— Start of GIVEN INFORMATION —

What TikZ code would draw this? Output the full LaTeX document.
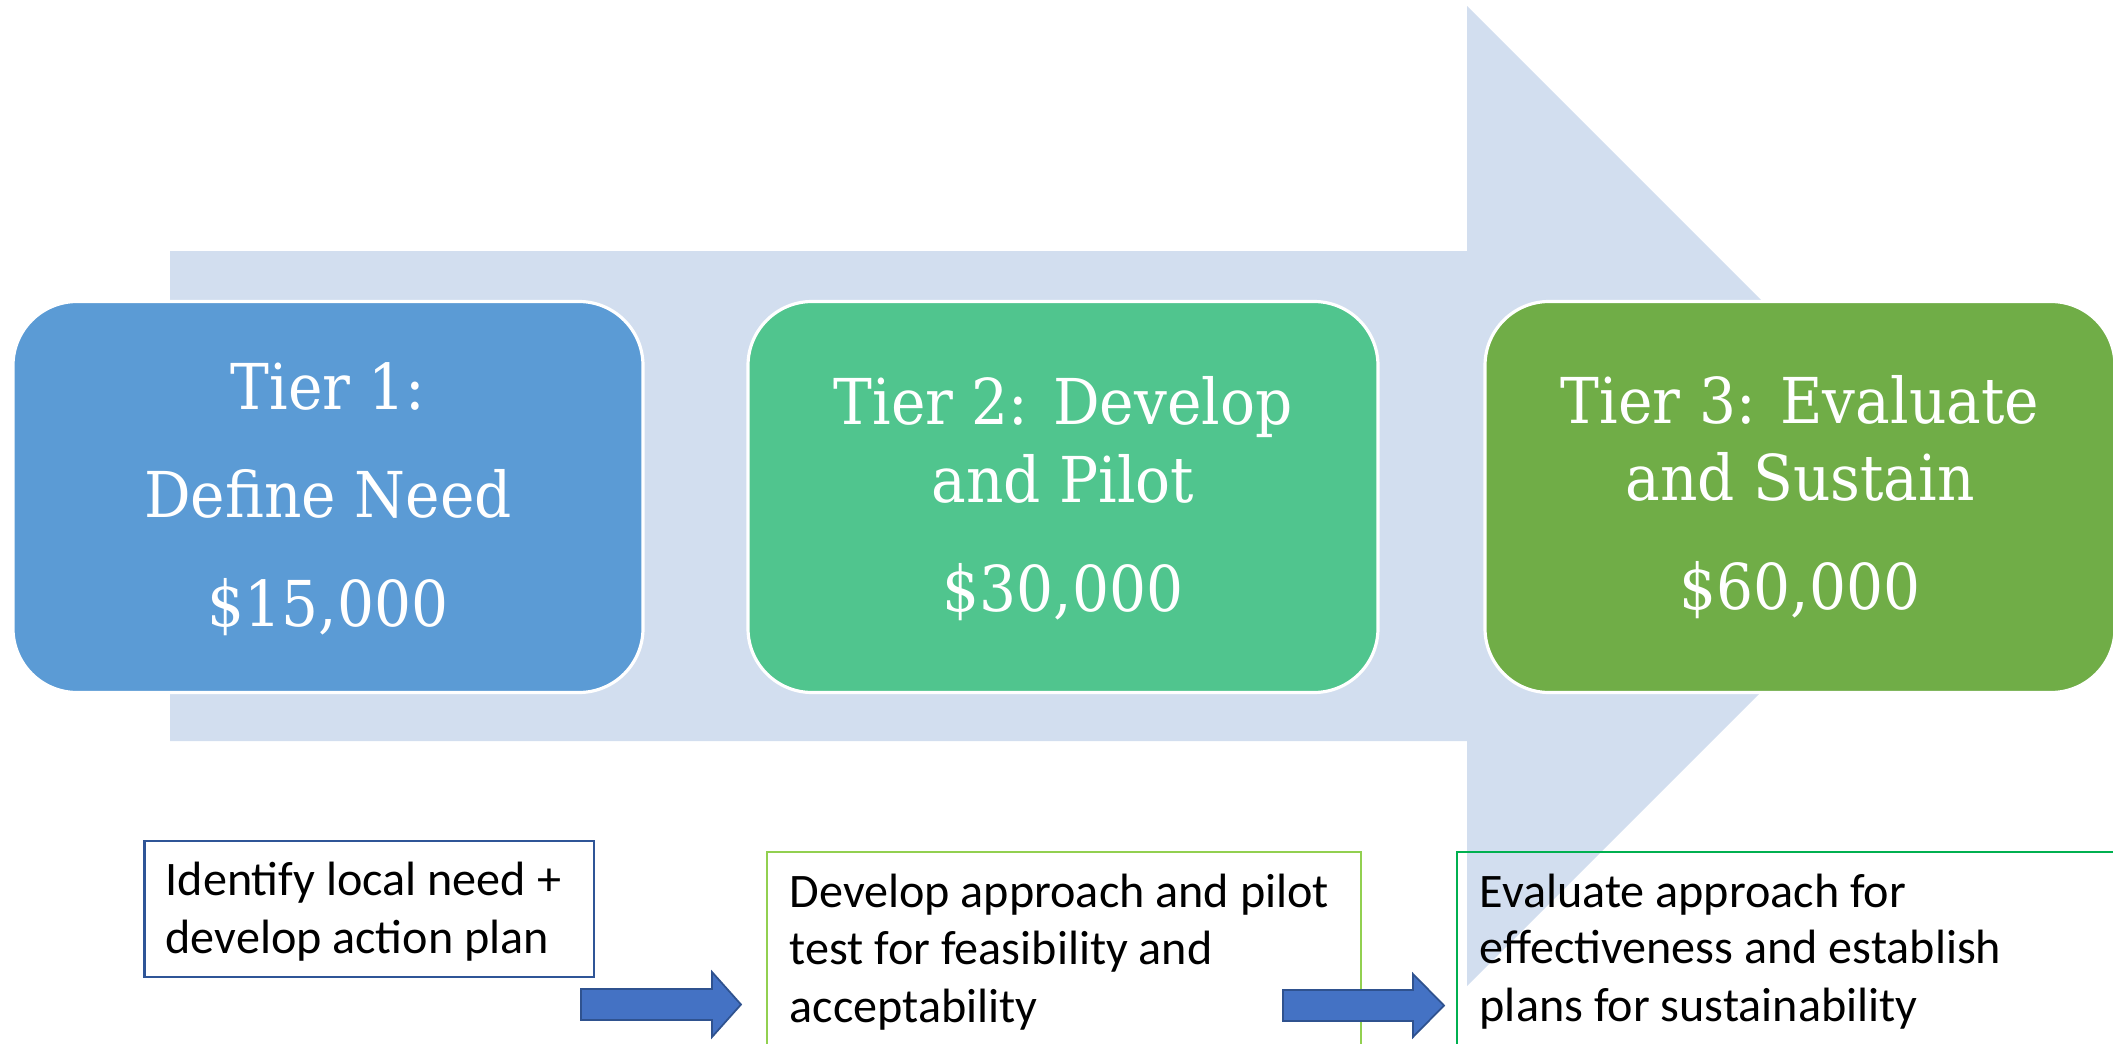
\documentclass[tikz,border=0pt]{standalone}
\usepackage{fontspec}
\newfontfamily\tierfont[FakeStretch=0.92]{DejaVu Serif}
\newfontfamily\bodyfont{Carlito}
\definecolor{bigarrow}{HTML}{D2DEEF}
\definecolor{tierA}{HTML}{5B9BD5}
\definecolor{tierB}{HTML}{50C58E}
\definecolor{tierC}{HTML}{70AD47}
\definecolor{smallarrow}{HTML}{4472C4}
\definecolor{smallarrowline}{HTML}{2F528F}
\definecolor{edgeA}{HTML}{2F5597}
\definecolor{edgeB}{HTML}{92D050}
\definecolor{edgeC}{HTML}{00B050}
\tikzset{
  tierbox/.style={draw=white, line width=0.9pt, rounded corners=6.4mm,
    minimum width=63.0mm, minimum height=39.1mm, inner sep=0pt, outer sep=0pt},
  tiertext/.style={text=white, anchor=base, inner sep=0pt,
    font=\tierfont\fontsize{18}{21}\selectfont},
  notebox/.style={line width=0.6pt, inner sep=0pt, outer sep=0pt, anchor=north west},
  notetext/.style={text=black, anchor=base west, inner sep=0pt,
    font=\bodyfont\fontsize{13.7}{16.5}\selectfont},
  smallarr/.style={fill=smallarrow, draw=smallarrowline, line width=0.5pt}
}
\begin{document}
\begin{tikzpicture}[x=0.1mm, y=-0.1mm]
\useasboundingbox (0,0) rectangle (2113,1044);
\clip (0,0) rectangle (2113,1044);
% big background arrow
\fill[bigarrow] (170,251) -- (1467,251) -- (1467,6) -- (1957,496) -- (1467,986) -- (1467,741) -- (170,741) -- cycle;
% tier boxes
\node[tierbox, fill=tierA] (b1) at (328,497) {};
\node[tierbox, fill=tierB] (b2) at (1063,497) {};
\node[tierbox, fill=tierC] (b3) at (1800,497) {};
\node[tiertext] (b1a) at (328,409) {Tier 1:};
\node[tiertext] (b1b) at (328,517) {Define Need};
\node[tiertext] (b1c) at (328,626) {\$15,000};
\node[tiertext] (b2a) at (1063,424) {Tier 2: Develop};
\node[tiertext] (b2b) at (1063,502) {and Pilot};
\node[tiertext] (b2c) at (1063,611) {\$30,000};
\node[tiertext] (b3a) at (1800,423) {Tier 3: Evaluate};
\node[tiertext] (b3b) at (1800,500) {and Sustain};
\node[tiertext] (b3c) at (1800,609) {\$60,000};
% note boxes
\node[notebox, draw=edgeA, minimum width=44.95mm, minimum height=13.6mm] (n1) at (144.5,841) {};
\node[notebox, draw=edgeB, minimum width=59.4mm, minimum height=25mm] (n2) at (767,852) {};
\node[notebox, draw=edgeC, minimum width=70mm, minimum height=25mm] (n3) at (1457,852) {};
\node[notetext] (n1a) at (165,895) {Identify local need +};
\node[notetext] (n1b) at (165,953) {develop action plan};
\node[notetext] (n2a) at (789,907) {Develop approach and pilot};
\node[notetext] (n2b) at (789,964) {test for feasibility and};
\node[notetext] (n2c) at (789,1022) {acceptability};
\node[notetext] (n3a) at (1479,907) {Evaluate approach for};
\node[notetext] (n3b) at (1479,963) {effectiveness and establish};
\node[notetext] (n3c) at (1479,1021) {plans for sustainability};
% small arrows
\draw[smallarr] (581,989) -- (712,989) -- (712,972) -- (741,1004.5) -- (712,1037) -- (712,1020) -- (581,1020) -- cycle;
\draw[smallarr] (1283,990) -- (1413,990) -- (1413,974) -- (1444,1005.5) -- (1413,1037) -- (1413,1021) -- (1283,1021) -- cycle;
\end{tikzpicture}
\end{document}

— End of GIVEN INFORMATION —

### SET TASK
Quote everything in the listing above exactly; pictures are the only thing to omit.

### EXERCISE RESPONSE
What TikZ code would draw this? Output the full LaTeX document.
\documentclass[tikz,border=0pt]{standalone}
\usepackage{fontspec}
\newfontfamily\tierfont[FakeStretch=0.92]{DejaVu Serif}
\newfontfamily\bodyfont{Carlito}
\definecolor{bigarrow}{HTML}{D2DEEF}
\definecolor{tierA}{HTML}{5B9BD5}
\definecolor{tierB}{HTML}{50C58E}
\definecolor{tierC}{HTML}{70AD47}
\definecolor{smallarrow}{HTML}{4472C4}
\definecolor{smallarrowline}{HTML}{2F528F}
\definecolor{edgeA}{HTML}{2F5597}
\definecolor{edgeB}{HTML}{92D050}
\definecolor{edgeC}{HTML}{00B050}
\tikzset{
  tierbox/.style={draw=white, line width=0.9pt, rounded corners=6.4mm,
    minimum width=63.0mm, minimum height=39.1mm, inner sep=0pt, outer sep=0pt},
  tiertext/.style={text=white, anchor=base, inner sep=0pt,
    font=\tierfont\fontsize{18}{21}\selectfont},
  notebox/.style={line width=0.6pt, inner sep=0pt, outer sep=0pt, anchor=north west},
  notetext/.style={text=black, anchor=base west, inner sep=0pt,
    font=\bodyfont\fontsize{13.7}{16.5}\selectfont},
  smallarr/.style={fill=smallarrow, draw=smallarrowline, line width=0.5pt}
}
\begin{document}
\begin{tikzpicture}[x=0.1mm, y=-0.1mm]
\useasboundingbox (0,0) rectangle (2113,1044);
\clip (0,0) rectangle (2113,1044);
% big background arrow
\fill[bigarrow] (170,251) -- (1467,251) -- (1467,6) -- (1957,496) -- (1467,986) -- (1467,741) -- (170,741) -- cycle;
% tier boxes
\node[tierbox, fill=tierA] (b1) at (328,497) {};
\node[tierbox, fill=tierB] (b2) at (1063,497) {};
\node[tierbox, fill=tierC] (b3) at (1800,497) {};
\node[tiertext] (b1a) at (328,409) {Tier 1:};
\node[tiertext] (b1b) at (328,517) {Define Need};
\node[tiertext] (b1c) at (328,626) {\$15,000};
\node[tiertext] (b2a) at (1063,424) {Tier 2: Develop};
\node[tiertext] (b2b) at (1063,502) {and Pilot};
\node[tiertext] (b2c) at (1063,611) {\$30,000};
\node[tiertext] (b3a) at (1800,423) {Tier 3: Evaluate};
\node[tiertext] (b3b) at (1800,500) {and Sustain};
\node[tiertext] (b3c) at (1800,609) {\$60,000};
% note boxes
\node[notebox, draw=edgeA, minimum width=44.95mm, minimum height=13.6mm] (n1) at (144.5,841) {};
\node[notebox, draw=edgeB, minimum width=59.4mm, minimum height=25mm] (n2) at (767,852) {};
\node[notebox, draw=edgeC, minimum width=70mm, minimum height=25mm] (n3) at (1457,852) {};
\node[notetext] (n1a) at (165,895) {Identify local need +};
\node[notetext] (n1b) at (165,953) {develop action plan};
\node[notetext] (n2a) at (789,907) {Develop approach and pilot};
\node[notetext] (n2b) at (789,964) {test for feasibility and};
\node[notetext] (n2c) at (789,1022) {acceptability};
\node[notetext] (n3a) at (1479,907) {Evaluate approach for};
\node[notetext] (n3b) at (1479,963) {effectiveness and establish};
\node[notetext] (n3c) at (1479,1021) {plans for sustainability};
% small arrows
\draw[smallarr] (581,989) -- (712,989) -- (712,972) -- (741,1004.5) -- (712,1037) -- (712,1020) -- (581,1020) -- cycle;
\draw[smallarr] (1283,990) -- (1413,990) -- (1413,974) -- (1444,1005.5) -- (1413,1037) -- (1413,1021) -- (1283,1021) -- cycle;
\end{tikzpicture}
\end{document}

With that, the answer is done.